Сюда не ранним утром собираются к запоздалому первому завтраку действительно богатые люди, знающие, где стоит показаться и где можно найти дорогой, по цене равный иному обеду роскошно сервированный café complet (полный утренний завтрак), c серебряными кофейниками, чашками отличного фарфора, крахмальными салфетками. Поданный с той долей чуть приторной любезности, что хоть и редко, но все же еще случается в модных заведениях Парижа.

«Дом» в начале ХХ века был куда меньше, чем сейчас, туда приходили главным образом американцы (в их числе Лео Стайн, любивший здесь играть в покер), немцы, австрийцы, поляки. Итальянцы встречались в открывшемся в 1914 году кафе «О пти Наполитен» («У маленького неаполитанца»), тоже расположившемся рядом с перекрестком Вавен.

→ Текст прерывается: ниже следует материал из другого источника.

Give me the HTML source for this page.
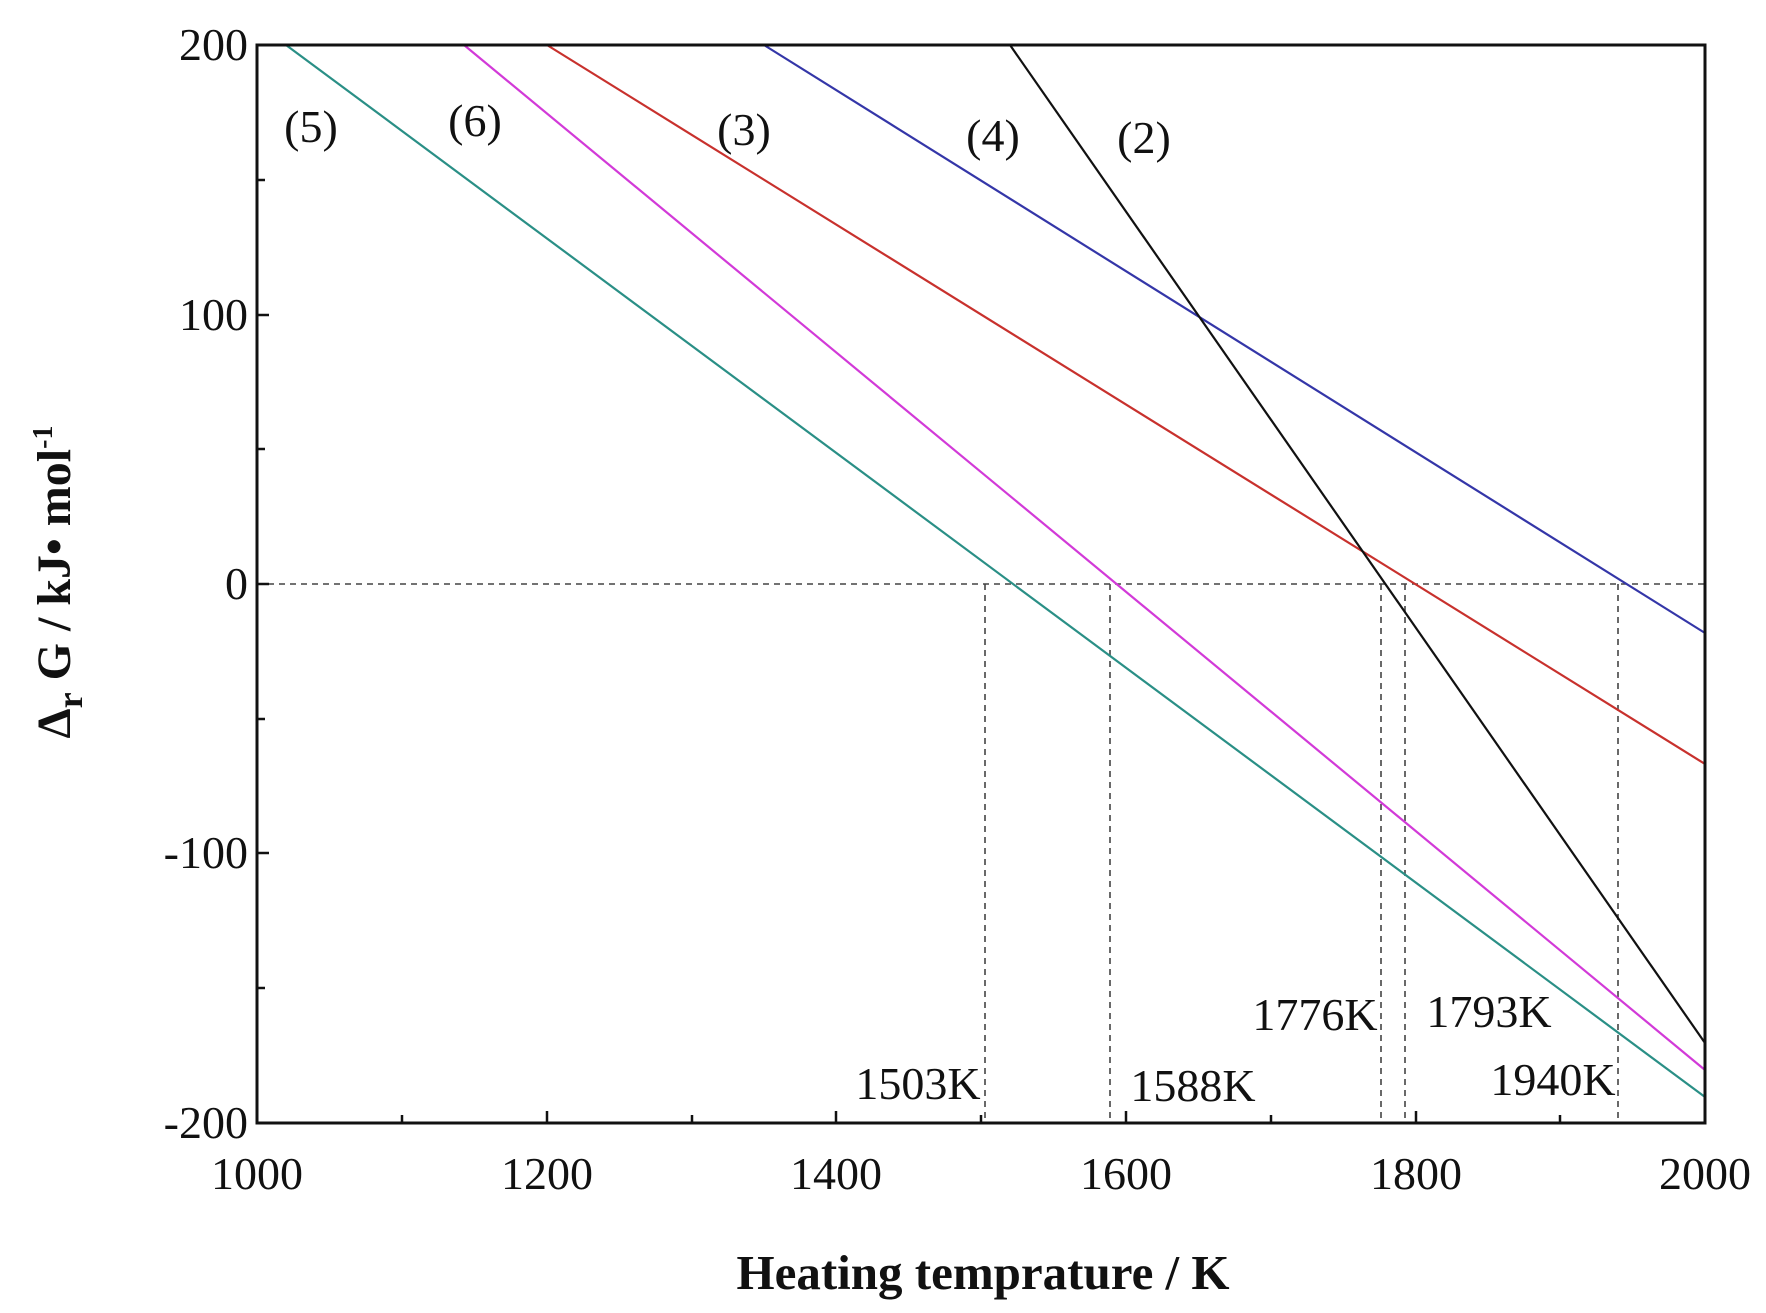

«Селект» (он не называется ни «кафе», ни «ресторан», он просто «Селект», только слова «американский бар» отмечают его своеобычность) открылся годом раньше «Куполя». Он сохранил если не демократизм, то некоторую нарядную аскетичность «американского бара» эпохи ар-деко, где и Хемингуэй, и его герои были завсегдатаями и где американцы, как и в кафе «Дом», составляли бульшую часть клиентуры. Здесь и по сию пору можно заказать полузабытые аперитивы, вроде дюбонне, а когда дождь заливает стекла выходящих на Монпарнас окон, дробя огни реклам, фонарей и автомобильных фар, размывая силуэты прохожих, легко представить себе, что l’âge d’or, золотой век Монпарнаса, еще продолжается. Словно бы подъезжают к «Селекту» фиакры, старые такси на тонких высоконьких колесах с брезентовыми крышами и большими, торчащими наружу счетчиками, звенят трамваи[82], молодой темноволосый Хемингуэй входит сюда, стряхивая дождь с полей шляпы, и Скотт Фицджеральд, а главное – сами герои Хемингуэя: и прелестная Брет, и обреченный Джейк Барнс, и Кон, искавшие там, как полагал Андре Моруа, выход своей душевной подавленности; а рядом подлинные герои Монпарнаса – Фужита, Паскин, Ман Рэй, может быть, и Гертруда Стайн.

Между завсегдатаями кафе и самими кафе отношения были настолько сложными, что складывались в неуловимые коды: «Завсегдатаи „Куполя“ и „Ротонды“ никогда не ходили в „Лила“. Они никого здесь не знали, и никто не стал бы их разглядывать, если бы они все-таки пришли» (Эрнест Хемингуэй).

Герои Монмартра и Монпарнаса были отчасти одни и те же, но эпохи менялись.

Художники и литераторы, что стали переезжать сюда с Монмартра или сразу же, приезжая в Париж, здесь селились, оказывались в тех странных кварталах столицы, которые воспринимаются (такие есть и сейчас) своего рода парижской провинцией.

На полпути между Монпарнасом и Сите-Фальгьер (так в честь известного скульптора назывались несколько построенных рядом мастерских, где работали небогатые художники) сохранился стиснутый зданиями старой детской больницы крошечный тупик Ронсен, где Бранкузи снимал мастерские сначала в доме 8, а с 1925-го – в доме 11, где проработал всю жизнь. А на тихой улице Шельшер, напротив восточной стены Монпарнасского кладбища, была в середине 1910-х мастерская Пикассо – та самая, куда пришел к нему впервые с визитом Матисс. В ожидании запаздывающего хозяина гость разглядывал негритянские статуэтки, нежно ощупывая их пальцами. Молоденькая служанка пожаловалась Пикассо на то, что «старый господин» «ласкает груди» его негритянок.